Of course other articles this week also touched on Italy and its fascist past and present. But these two went really well together in explaining not only what has happened previously between the left and rightwing parties and supporters in Italy, but also what has been going on recently as a “look forward” type of ideal.

One Reply to “Right VS. Left: Neofascism in Italy”

  1. Hello Nicole,

    I think that your post really draws out some of the most intriguing parts of each reading. Like you, I was struck by the role of language in the appeal of far-right movements to women. For me, it prompted further questions about why the term “women’s rights” appealed to them over “feminism”. The quote from Hoechst, which centres on the centuries-old nature of the fight for women’s rights, seems to call back to First Wave feminism, which formalized the rights of only a select few (particularly white, middle-class, citizen) women.
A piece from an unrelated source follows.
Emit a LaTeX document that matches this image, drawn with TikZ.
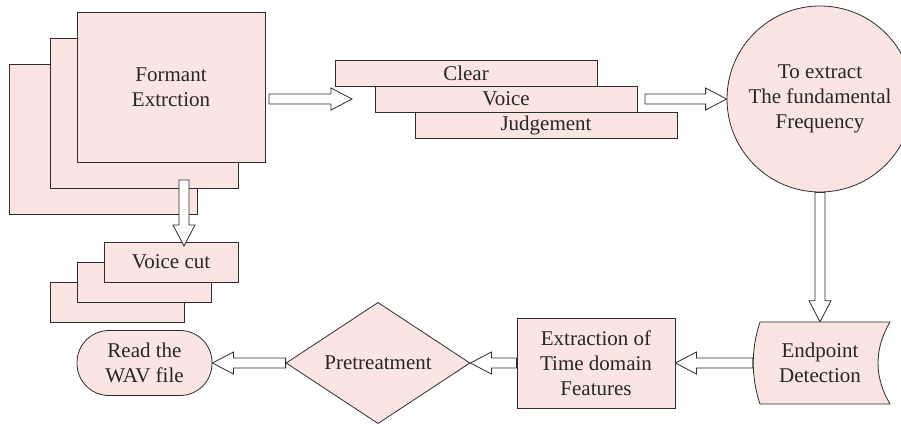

The subtle evocation of First Wave feminism here also supports the exclusion of immigrant/migrant women and the demonization of immigrant/migrant men by presenting them as ‘antithetical’ to women’s rights, as they were not widely considered in First Wave feminist thought and action. Meanwhile, feminism has much more intersectional connotations, having become an ideology centred on challenging the patriarchy, colonialism, ableism, etc in the middle of the 20th century. Overall, I think that the ways in which Far-Right women leaders define “women’s rights” is limited to what they see as the ‘respectable’ (read as hegemonic) fight for women’s rights. Therefore, to me, their attraction to this specific brand of “women’s rights” no longer seems that contradictory.